Tony Blair ne sera pas peut-être pas le futur président de l’Europe, mais d’ores et déjà il a gagné idéologiquement. Lorsqu’il était premier ministre, il déplorait qu’une vache reçoive 14 fois plus de subventions européennes qu’un chercheur. Dans un document récent, la Commission dévoile sa réflexion budgétaire pour l’après 2013, et rejoint les thèses de Tony Blair : priorité aux « politiques à haute valeur ajoutée » au détriment de l’agriculture, dont la part dans le budget aura été réduite de 61 à 32 % entre 1988 et 2013.
Pilier de la construction européenne, pendant des décennies, l’agriculture est désormais ramenée à hauteur de sa contribution à l’économie européenne, négligeant cet aspect que « l’agriculture est plus que l’agriculture », comme l’écrit Edgard Pisani dans Le Vieil Homme et la Terre.
Au début des années 1960, l’Europe, alors déficitaire, offrait de vastes perspectives à ses agriculteurs qui furent les premiers et, à ce jour, demeurent les seuls à accepter que leurs revenus soient décidés à Bruxelles.
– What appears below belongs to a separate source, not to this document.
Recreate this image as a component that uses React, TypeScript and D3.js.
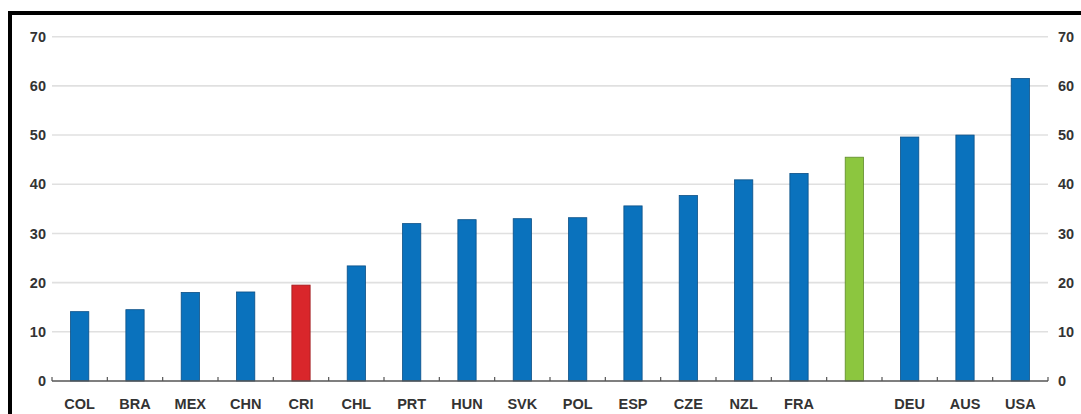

Mais la lune de miel entre les agriculteurs et l’Europe sera de courte durée. Dès la fin des années 1960, excédents et désordres monétaires grippent la machine. Suivront la mise en place des quotas laitiers en 1984, et la réforme de la PAC sur fond de négociations commerciales en 1992.
Désorientés, les agriculteurs, d’abord promoteurs enthousiastes de la construction européenne, se montreront parmi les plus réticents tant à l’égard du traité de Maastricht en 1992 que du traité constitutionnel en 2005. Aujourd’hui bien des chefs de gouvernement européens, prêts à sacrifier l’agriculture à l’autel d’un libéralisme débridé, le leur rendent bien. Alors l’alternative à cette dérive libérale serait une renationalisation même partielle de la PAC. Au-delà du démantèlement de la seule politique véritablement intégrée, cela signifierait l’échec flagrant d’une Europe, qui semble renier ses origines.